Negotiators completed a voluntary global strategy for safely managing chemicals late on Feb. 6.

The meeting in Dubai, United Arab Emirates, began on Feb. 4 and is the culmination of three years of talks on a Strategic Approach to International Chemicals Management (SAICM).

The deal is designed to protect people and the environment from the potentially harmful effects of chemicals. It is primarily aimed at helping developing countries with weak or no regulatory systems for chemicals management.

SAICM would be a guideline, not a binding treaty, providing a list of possible policy options that these nations could employ, such as regulations on the management of chemical waste (C&EN, Sept. 19, 2005, page 27). Countries both rich and poor, the chemical industry, and labor and environmental activists around the world endorse the concept of SAICM.

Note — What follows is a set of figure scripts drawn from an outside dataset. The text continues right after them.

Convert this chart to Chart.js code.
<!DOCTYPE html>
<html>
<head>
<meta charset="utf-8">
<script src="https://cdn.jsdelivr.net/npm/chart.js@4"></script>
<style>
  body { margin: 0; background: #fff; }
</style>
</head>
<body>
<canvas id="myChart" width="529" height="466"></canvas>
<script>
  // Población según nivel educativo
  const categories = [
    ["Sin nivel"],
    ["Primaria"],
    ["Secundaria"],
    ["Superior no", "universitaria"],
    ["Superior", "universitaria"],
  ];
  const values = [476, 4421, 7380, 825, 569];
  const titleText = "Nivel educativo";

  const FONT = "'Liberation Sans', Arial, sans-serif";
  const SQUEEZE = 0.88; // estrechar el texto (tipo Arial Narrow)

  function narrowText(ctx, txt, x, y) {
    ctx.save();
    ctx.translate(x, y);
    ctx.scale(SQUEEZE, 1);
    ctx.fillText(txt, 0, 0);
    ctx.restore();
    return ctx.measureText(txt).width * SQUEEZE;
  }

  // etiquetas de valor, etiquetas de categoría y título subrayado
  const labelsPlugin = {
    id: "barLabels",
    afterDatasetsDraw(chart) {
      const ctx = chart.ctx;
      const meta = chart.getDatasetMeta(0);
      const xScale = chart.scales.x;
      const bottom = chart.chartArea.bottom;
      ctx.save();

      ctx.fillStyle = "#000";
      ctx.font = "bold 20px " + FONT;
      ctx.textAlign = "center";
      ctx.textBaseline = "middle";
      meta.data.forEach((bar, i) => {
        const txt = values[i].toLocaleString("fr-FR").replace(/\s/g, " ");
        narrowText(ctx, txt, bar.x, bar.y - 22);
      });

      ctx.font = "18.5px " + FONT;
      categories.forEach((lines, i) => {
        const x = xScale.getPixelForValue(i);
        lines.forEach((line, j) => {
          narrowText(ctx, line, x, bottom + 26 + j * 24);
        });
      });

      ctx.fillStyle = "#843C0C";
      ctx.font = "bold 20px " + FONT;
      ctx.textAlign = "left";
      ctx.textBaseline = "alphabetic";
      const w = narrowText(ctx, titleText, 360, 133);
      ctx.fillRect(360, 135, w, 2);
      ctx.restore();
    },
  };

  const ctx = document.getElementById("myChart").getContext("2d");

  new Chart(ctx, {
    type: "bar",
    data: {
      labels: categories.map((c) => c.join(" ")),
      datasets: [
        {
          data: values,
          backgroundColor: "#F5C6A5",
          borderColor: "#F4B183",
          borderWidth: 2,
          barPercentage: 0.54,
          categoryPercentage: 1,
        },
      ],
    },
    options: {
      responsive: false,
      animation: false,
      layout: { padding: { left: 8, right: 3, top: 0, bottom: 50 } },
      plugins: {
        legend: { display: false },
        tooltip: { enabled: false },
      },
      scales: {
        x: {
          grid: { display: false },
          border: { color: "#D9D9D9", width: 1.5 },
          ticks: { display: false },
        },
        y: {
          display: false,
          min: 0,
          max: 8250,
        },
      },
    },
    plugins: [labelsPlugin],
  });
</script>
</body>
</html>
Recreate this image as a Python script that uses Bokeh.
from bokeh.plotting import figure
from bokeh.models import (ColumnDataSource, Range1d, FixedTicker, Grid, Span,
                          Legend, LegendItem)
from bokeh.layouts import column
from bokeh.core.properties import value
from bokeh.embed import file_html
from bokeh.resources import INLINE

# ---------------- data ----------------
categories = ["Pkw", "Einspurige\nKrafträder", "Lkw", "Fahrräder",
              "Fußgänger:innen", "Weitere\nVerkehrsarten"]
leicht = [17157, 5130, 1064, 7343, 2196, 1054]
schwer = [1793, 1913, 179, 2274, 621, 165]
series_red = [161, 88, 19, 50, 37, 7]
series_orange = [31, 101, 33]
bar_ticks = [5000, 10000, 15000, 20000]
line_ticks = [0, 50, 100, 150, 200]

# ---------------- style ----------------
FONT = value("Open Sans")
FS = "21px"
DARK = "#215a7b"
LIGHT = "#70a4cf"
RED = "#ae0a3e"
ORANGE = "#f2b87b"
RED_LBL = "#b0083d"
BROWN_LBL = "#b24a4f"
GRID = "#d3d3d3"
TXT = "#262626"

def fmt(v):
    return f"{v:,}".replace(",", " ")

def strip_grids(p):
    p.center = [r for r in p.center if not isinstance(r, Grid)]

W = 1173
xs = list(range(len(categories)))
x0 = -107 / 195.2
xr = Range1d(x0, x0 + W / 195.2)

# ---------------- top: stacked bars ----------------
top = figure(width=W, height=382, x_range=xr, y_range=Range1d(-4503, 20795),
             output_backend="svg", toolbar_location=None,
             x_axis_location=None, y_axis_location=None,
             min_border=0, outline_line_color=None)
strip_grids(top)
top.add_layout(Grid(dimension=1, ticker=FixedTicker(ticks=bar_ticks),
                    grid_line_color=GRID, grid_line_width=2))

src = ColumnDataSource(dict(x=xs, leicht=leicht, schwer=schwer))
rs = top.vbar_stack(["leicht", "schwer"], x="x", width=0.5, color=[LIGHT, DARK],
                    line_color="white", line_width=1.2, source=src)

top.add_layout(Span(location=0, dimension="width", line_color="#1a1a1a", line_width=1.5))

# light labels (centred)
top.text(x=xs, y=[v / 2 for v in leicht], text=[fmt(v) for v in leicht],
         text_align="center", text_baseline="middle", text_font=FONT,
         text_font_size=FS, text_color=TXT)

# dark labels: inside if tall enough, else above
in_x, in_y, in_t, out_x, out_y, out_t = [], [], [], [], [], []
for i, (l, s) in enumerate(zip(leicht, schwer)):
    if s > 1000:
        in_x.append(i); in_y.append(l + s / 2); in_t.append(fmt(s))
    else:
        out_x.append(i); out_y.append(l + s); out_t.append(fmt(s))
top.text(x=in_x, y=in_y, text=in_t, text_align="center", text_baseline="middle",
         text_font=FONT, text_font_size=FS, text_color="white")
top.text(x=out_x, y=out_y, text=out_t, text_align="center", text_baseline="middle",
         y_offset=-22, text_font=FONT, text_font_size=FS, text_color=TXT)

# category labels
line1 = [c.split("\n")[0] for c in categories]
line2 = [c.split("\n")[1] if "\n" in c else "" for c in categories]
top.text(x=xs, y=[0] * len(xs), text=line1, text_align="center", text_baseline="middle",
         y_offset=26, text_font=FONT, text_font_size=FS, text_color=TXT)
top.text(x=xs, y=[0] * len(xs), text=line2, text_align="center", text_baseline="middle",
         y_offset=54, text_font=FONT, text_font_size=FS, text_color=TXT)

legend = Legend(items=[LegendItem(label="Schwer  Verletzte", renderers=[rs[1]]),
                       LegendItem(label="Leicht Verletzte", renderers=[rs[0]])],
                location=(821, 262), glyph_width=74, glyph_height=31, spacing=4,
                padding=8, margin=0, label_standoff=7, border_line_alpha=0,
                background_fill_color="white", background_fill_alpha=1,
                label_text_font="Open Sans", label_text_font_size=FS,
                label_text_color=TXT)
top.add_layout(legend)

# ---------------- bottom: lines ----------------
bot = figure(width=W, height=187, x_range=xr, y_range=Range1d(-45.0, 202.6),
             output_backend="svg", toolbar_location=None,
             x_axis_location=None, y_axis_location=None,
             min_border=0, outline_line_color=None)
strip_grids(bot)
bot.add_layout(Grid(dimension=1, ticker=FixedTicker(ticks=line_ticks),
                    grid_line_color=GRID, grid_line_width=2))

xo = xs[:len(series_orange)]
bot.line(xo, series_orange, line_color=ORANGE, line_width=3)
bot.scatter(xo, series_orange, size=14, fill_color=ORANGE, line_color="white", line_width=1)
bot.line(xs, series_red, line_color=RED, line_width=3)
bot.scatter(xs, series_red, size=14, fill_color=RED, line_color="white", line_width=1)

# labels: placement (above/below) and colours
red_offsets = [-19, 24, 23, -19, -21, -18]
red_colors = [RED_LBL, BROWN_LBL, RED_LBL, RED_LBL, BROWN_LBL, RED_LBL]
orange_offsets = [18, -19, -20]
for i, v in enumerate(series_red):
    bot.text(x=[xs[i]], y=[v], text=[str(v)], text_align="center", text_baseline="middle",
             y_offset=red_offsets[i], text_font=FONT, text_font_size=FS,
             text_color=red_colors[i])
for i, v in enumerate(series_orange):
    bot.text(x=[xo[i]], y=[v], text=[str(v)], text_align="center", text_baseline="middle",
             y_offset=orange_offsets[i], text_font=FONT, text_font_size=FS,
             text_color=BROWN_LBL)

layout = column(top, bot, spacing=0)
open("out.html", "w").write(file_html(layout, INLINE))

The Bush Administration took a series of hard-line positions on seemingly arcane points that had threatened to derail the talks.

For instance, Claudia A. McMurray, deputy assistant secretary of state for environment, said the U.S. wanted a global exemption to SAICM for pharmaceuticals and food additives. The U.S. objected to a draft provision that would have exempted these products only if a country had separate regulations for these products and for commercial chemicals.

Under a compromise, SAICM will not cover products whose health and environmental safety is regulated by a food or pharmaceutical agency, such as the U.S. Food & Drug Administration.

The U.S. also spent much time working to delete any reference in SAICM to the World Bank and other international financial institutions. U.S. delegates said mentioning the institutions could distract these organizations from their primary mandate: reducing poverty in the developing world. Ultimately, negotiators agreed to eliminate most references.

However, Klaus Töpfer, executive director of the United Nations Environment Program, told negotiators that eradication of poverty cannot happen without the safe use and management of chemicals.

The World Bank released a report on Feb. 5 in which it concludes that safe management of chemicals is a key part of strategies for helping lift developing countries out of poverty.